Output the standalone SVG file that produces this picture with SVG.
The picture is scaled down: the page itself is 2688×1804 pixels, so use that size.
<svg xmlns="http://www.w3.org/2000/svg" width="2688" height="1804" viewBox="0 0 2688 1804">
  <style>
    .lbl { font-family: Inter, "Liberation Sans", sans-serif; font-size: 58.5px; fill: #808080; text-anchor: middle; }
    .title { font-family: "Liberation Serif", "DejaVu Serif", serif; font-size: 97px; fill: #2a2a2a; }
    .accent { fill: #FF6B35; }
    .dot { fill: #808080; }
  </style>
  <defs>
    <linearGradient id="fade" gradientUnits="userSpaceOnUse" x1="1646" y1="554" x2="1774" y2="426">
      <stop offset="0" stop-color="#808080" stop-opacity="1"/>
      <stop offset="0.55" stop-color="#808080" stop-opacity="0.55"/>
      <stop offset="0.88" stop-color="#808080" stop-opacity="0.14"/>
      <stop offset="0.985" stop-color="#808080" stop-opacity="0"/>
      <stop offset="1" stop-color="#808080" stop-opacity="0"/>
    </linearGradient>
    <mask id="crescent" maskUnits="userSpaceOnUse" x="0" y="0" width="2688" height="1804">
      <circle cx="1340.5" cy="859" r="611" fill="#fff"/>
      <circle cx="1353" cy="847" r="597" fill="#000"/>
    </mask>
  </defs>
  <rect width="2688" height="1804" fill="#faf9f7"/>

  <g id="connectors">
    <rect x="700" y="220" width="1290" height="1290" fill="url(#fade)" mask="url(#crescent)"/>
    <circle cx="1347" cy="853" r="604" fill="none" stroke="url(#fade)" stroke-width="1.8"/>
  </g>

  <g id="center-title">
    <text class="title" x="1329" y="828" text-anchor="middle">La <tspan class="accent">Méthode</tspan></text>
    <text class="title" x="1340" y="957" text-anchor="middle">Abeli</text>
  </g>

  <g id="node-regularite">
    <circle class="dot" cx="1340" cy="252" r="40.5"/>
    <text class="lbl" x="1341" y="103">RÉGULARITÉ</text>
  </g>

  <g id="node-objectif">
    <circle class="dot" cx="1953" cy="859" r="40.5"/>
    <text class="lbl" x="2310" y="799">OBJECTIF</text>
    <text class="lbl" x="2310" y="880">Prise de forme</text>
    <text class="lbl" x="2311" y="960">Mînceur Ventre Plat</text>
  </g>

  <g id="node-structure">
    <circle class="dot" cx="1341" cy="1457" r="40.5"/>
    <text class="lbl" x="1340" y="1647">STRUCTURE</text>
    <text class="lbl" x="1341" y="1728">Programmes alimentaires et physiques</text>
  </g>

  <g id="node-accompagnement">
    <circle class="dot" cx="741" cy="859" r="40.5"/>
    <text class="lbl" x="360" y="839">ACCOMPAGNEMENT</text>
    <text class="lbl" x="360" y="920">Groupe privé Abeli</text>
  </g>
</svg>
══════
• **Do this**: Please reproduce every line of the material word for word.

• **Response below**:
Output the standalone SVG file that produces this picture with SVG.
The picture is scaled down: the page itself is 2688×1804 pixels, so use that size.
<svg xmlns="http://www.w3.org/2000/svg" width="2688" height="1804" viewBox="0 0 2688 1804">
  <style>
    .lbl { font-family: Inter, "Liberation Sans", sans-serif; font-size: 58.5px; fill: #808080; text-anchor: middle; }
    .title { font-family: "Liberation Serif", "DejaVu Serif", serif; font-size: 97px; fill: #2a2a2a; }
    .accent { fill: #FF6B35; }
    .dot { fill: #808080; }
  </style>
  <defs>
    <linearGradient id="fade" gradientUnits="userSpaceOnUse" x1="1646" y1="554" x2="1774" y2="426">
      <stop offset="0" stop-color="#808080" stop-opacity="1"/>
      <stop offset="0.55" stop-color="#808080" stop-opacity="0.55"/>
      <stop offset="0.88" stop-color="#808080" stop-opacity="0.14"/>
      <stop offset="0.985" stop-color="#808080" stop-opacity="0"/>
      <stop offset="1" stop-color="#808080" stop-opacity="0"/>
    </linearGradient>
    <mask id="crescent" maskUnits="userSpaceOnUse" x="0" y="0" width="2688" height="1804">
      <circle cx="1340.5" cy="859" r="611" fill="#fff"/>
      <circle cx="1353" cy="847" r="597" fill="#000"/>
    </mask>
  </defs>
  <rect width="2688" height="1804" fill="#faf9f7"/>

  <g id="connectors">
    <rect x="700" y="220" width="1290" height="1290" fill="url(#fade)" mask="url(#crescent)"/>
    <circle cx="1347" cy="853" r="604" fill="none" stroke="url(#fade)" stroke-width="1.8"/>
  </g>

  <g id="center-title">
    <text class="title" x="1329" y="828" text-anchor="middle">La <tspan class="accent">Méthode</tspan></text>
    <text class="title" x="1340" y="957" text-anchor="middle">Abeli</text>
  </g>

  <g id="node-regularite">
    <circle class="dot" cx="1340" cy="252" r="40.5"/>
    <text class="lbl" x="1341" y="103">RÉGULARITÉ</text>
  </g>

  <g id="node-objectif">
    <circle class="dot" cx="1953" cy="859" r="40.5"/>
    <text class="lbl" x="2310" y="799">OBJECTIF</text>
    <text class="lbl" x="2310" y="880">Prise de forme</text>
    <text class="lbl" x="2311" y="960">Mînceur Ventre Plat</text>
  </g>

  <g id="node-structure">
    <circle class="dot" cx="1341" cy="1457" r="40.5"/>
    <text class="lbl" x="1340" y="1647">STRUCTURE</text>
    <text class="lbl" x="1341" y="1728">Programmes alimentaires et physiques</text>
  </g>

  <g id="node-accompagnement">
    <circle class="dot" cx="741" cy="859" r="40.5"/>
    <text class="lbl" x="360" y="839">ACCOMPAGNEMENT</text>
    <text class="lbl" x="360" y="920">Groupe privé Abeli</text>
  </g>
</svg>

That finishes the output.